Later they put new rats in the water, let them swim for a few minutes, and then took them out. They let them rest and put them in the water a second time the next day, at which point the rats swam for hours. They were able to work harder to survive because they had "the internal expectation that there would be a different outcome."

They had hope.

This summer, I have the opportunity to show these kids that there can be a different outcome.

So even if they end up back with their families, back in the midst of abuse and neglect and sadness (as many of them unfortunately will), they know there is the possibility of something better.

They will have hope.


  1. Kaley, I hope you have a great summer and I can't help but admire what you are doing. You will enrich peoples' lives. What more could a person hope to do with their life.

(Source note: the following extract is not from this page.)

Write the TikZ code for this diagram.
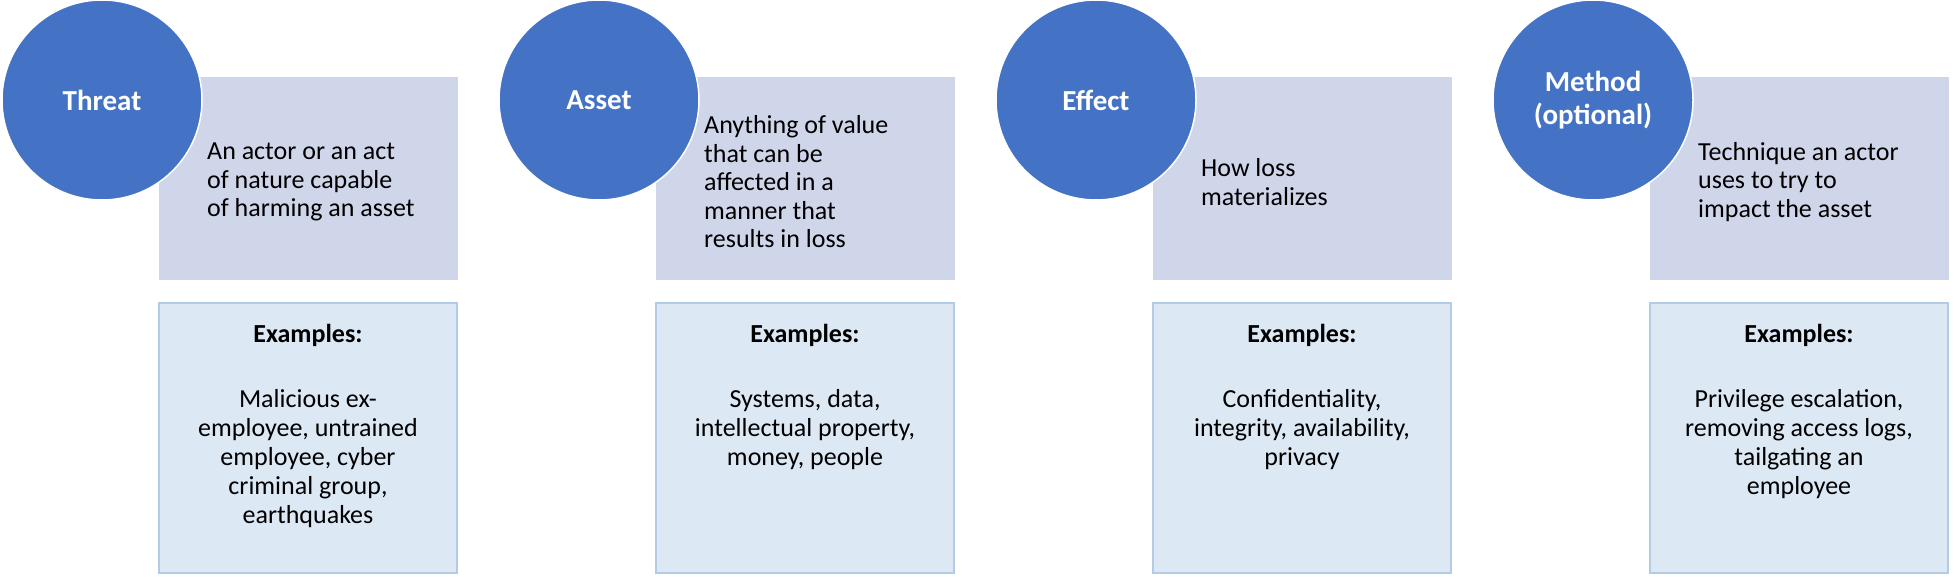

  2. I am so glad that God has placed you in this position. You have such a heart and passion to serve and help these kids. I think sometimes we lose sight of the value of hope and how much of an impact it really has in our lives. May God grant you the strength to continue to sit through the long sessions so that you will be well prepared for the tasks ahead. I can't wait to hear all about the beautiful experiences that lie ahead.

  3. Sounds like you've really found your place in this life. I'm still not sure what I wanna do when i grow up. At this point I'm thinking a low stress job such as sweeping up cigarette butts at Disney World.

    I look up to you for the path you have chosen!!!

    Love you,

    Unka M

  4. I love you!
    And am so very proud of you.
    As is Dad.

  5. oh, kaybay. there was this one girl we learned about in our language development class who spent the first thirteen years of her life in a room by herself with no interaction at all (you can see her story here: She was severely delayed in every possibly area. She had a team of people working with her day and night for years, and they helped her.

    and if anyone can do that for someone, I know it's you. love you.